In the future, we hope to explore several directions

- Exploiting correlations between electrodes.
- Advanced delta coding (e.g. second order differences or linear predictors).
- Advanced wavelet techniques (e.g. using more complex wavelets, transforming both dimensions).

Overall, our project highlights how Neuropixel and other modern neuroscience datasets present a new challenge for compression — can we compress this data live with simple algorithms like delta coding in order to transmit large amounts of data wirelessly? Can we reduce the growing storage costs related to neuroscience datasets? Is there an efficient representation of these recordings, and if so, will this representation tell us something fundamental about the brain? Questions like these fit naturally in an information theory framework, and our exploration is a first step in tackling this problem.

## Outreach

For our outreach project at Lucille Nixon High School, we designed a game called *Spy Messaging* in which the players had to communicate with each other through a noisy channel.

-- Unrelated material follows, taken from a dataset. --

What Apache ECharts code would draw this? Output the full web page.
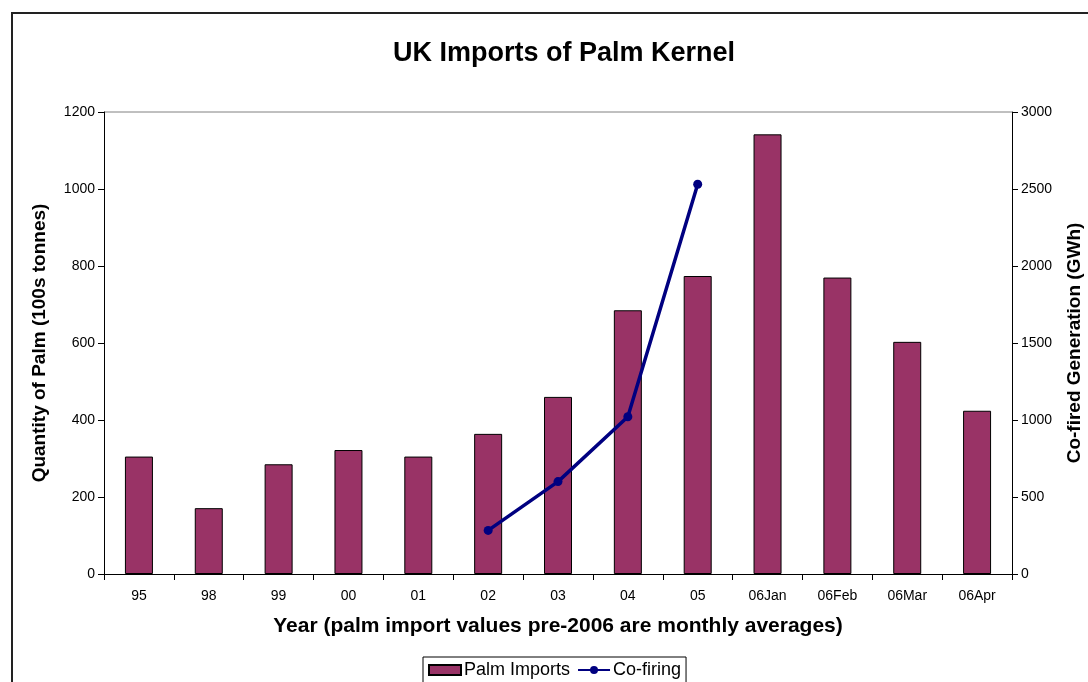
<!DOCTYPE html>
<html>
<head>
<meta charset="utf-8">
<script src="https://cdn.jsdelivr.net/npm/echarts@6/dist/echarts.min.js"></script>
<style>html,body{margin:0;padding:0;background:#fff;overflow:hidden}#c{width:1088px;height:682px}</style>
</head>
<body>
<div id="c"></div>
<script>
const categories = ['95','98','99','00','01','02','03','04','05','06Jan','06Feb','06Mar','06Apr'];
const palmImports = [305, 171, 285, 322, 305, 364, 460, 685, 774, 1142, 770, 603, 424];
const coFiring = [null, null, null, null, null, 283, 600, 1021, 2531, null, null, null, null];
const leftTicks = [0, 200, 400, 600, 800, 1000, 1200];
const rightTicks = [0, 500, 1000, 1500, 2000, 2500, 3000];

const FONT = '"Liberation Sans", Arial, sans-serif';
const chart = echarts.init(document.getElementById('c'), null, {renderer: 'canvas'});
chart.setOption({
  animation: false,
  backgroundColor: '#fff',
  textStyle: {fontFamily: FONT},
  graphic: [
    {type: 'rect', shape: {x: 12, y: 13, width: 1090, height: 690}, style: {fill: 'none', stroke: '#222', lineWidth: 2}, silent: true},
    {type: 'line', shape: {x1: 104, y1: 112, x2: 1012, y2: 112}, style: {stroke: '#808080', lineWidth: 1}, silent: true}
  ],
  title: {
    text: 'UK Imports of Palm Kernel',
    left: 388, top: 35,
    textStyle: {fontFamily: FONT, fontSize: 27, fontWeight: 'bold', color: '#000'}
  },
  legend: {
    left: 423, top: 657,
    padding: [4, 5, 6, 5],
    itemGap: 7,
    borderColor: '#000', borderWidth: 1,
    itemWidth: 32, itemHeight: 10,
    textStyle: {fontFamily: FONT, fontSize: 18, color: '#000', padding: [0, 0, 0, -2]},
    data: [
      {name: 'Palm Imports', icon: 'rect'},
      {name: 'Co-firing'}
    ]
  },
  grid: {left: 104, right: 76, top: 112, bottom: 108, outerBoundsMode: 'none', containLabel: false},
  xAxis: {
    type: 'category',
    data: categories,
    boundaryGap: true,
    name: 'Year (palm import values pre-2006 are monthly averages)',
    nameLocation: 'middle', nameGap: 42,
    nameTextStyle: {fontFamily: FONT, fontSize: 21, fontWeight: 'bold', color: '#000'},
    axisLine: {lineStyle: {color: '#000', width: 1}},
    axisTick: {show: true, alignWithLabel: false, length: 6, lineStyle: {color: '#000'}},
    axisLabel: {fontFamily: FONT, fontSize: 14, color: '#000', margin: 15, interval: 0},
    splitLine: {show: false}
  },
  yAxis: [
    {
      type: 'value', min: 0, max: 1200, interval: 200,
      name: 'Quantity of Palm (100s tonnes)',
      nameLocation: 'middle', nameGap: 55, nameRotate: 90,
      nameTextStyle: {fontFamily: FONT, fontSize: 19, fontWeight: 'bold', color: '#000'},
      axisLine: {show: true, lineStyle: {color: '#000'}},
      axisTick: {show: true, length: 6, lineStyle: {color: '#000'}},
      axisLabel: {fontFamily: FONT, fontSize: 14, color: '#000', margin: 9, formatter: v => String(v)},
      splitLine: {show: false}
    },
    {
      type: 'value', min: 0, max: 3000, interval: 500,
      position: 'right',
      name: 'Co-fired Generation (GWh)',
      nameLocation: 'middle', nameGap: 53, nameRotate: 90,
      nameTextStyle: {fontFamily: FONT, fontSize: 19, fontWeight: 'bold', color: '#000'},
      axisLine: {show: true, lineStyle: {color: '#000'}},
      axisTick: {show: true, length: 6, lineStyle: {color: '#000'}},
      axisLabel: {fontFamily: FONT, fontSize: 14, color: '#000', margin: 9, formatter: v => String(v)},
      splitLine: {show: false}
    }
  ],
  series: [
    {
      name: 'Palm Imports', type: 'bar', yAxisIndex: 0,
      data: palmImports,
      barWidth: 28,
      itemStyle: {color: '#993366', borderColor: '#000', borderWidth: 1}
    },
    {
      name: 'Co-firing', type: 'line', yAxisIndex: 1,
      data: coFiring,
      connectNulls: false,
      symbol: 'circle', symbolSize: 9,
      lineStyle: {color: '#000080', width: 3.5},
      itemStyle: {color: '#000080'}
    }
  ]
});
</script>
</body>
</html>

The idea is that one player (the Spy) must communicate the location of the secret documents using three characters, each written on its own sticky note, to another player (the Analyst). The trick though, is that the game master (Anthony) could erase one of the letters at random by pulling away one of the sticky notes. This simulates a binary erasure channel, where the erasure probability is the probability that Anthony decides to be sneaky. Below is the description from our poster, describing how to play the game:

The game was played using a board showing many rooms (which we borrowed from the game of “Clue”).

At the beginning of the game, we place a yellow marker in one of the rooms, signifying the location of the secret documents. While we do so, the Analyst must turn around so that they can’t see where we are placing the marker. While the Analyst is turned around, the Spy encodes the location of the secret documents using three characters, each one on a sticky note (shown above). Once the Spy is done writing, we remove the yellow marker, and (optionally) erase one of the characters in the message.

The analyst must then decipher the location of the secrete documents from whatever characters remain. If they do so correctly, they win a prize — which was candy, of course.

As we guided students through the game, we had to adapt on the fly to different age groups and maturity levels. Older kids quickly learned to assign each room its own character, and then repeat that character three times (repetition coding). For our youngest participants, though, communicating a secret message even without any erasures was challenging enough. We found it helpful to have a parent or guardian be one of the partners, so that they could coach their child. Following the lead of other booths at the outreach event, we added a “Leaderboard” where students who won the game could write their name. For reasons we still don’t fully understand, kids *loved* writing their names down after they won.

At the end of the game, we explained to each participant how the game they had just played was related to information theory: every time our phones and computers send information, that information can get partially erased. By being clever about the way we transmit messages, we can send images, texts, and even movies without losing information. Although we never used the phrase “Binary Erasure Channel,” we think kids got the idea.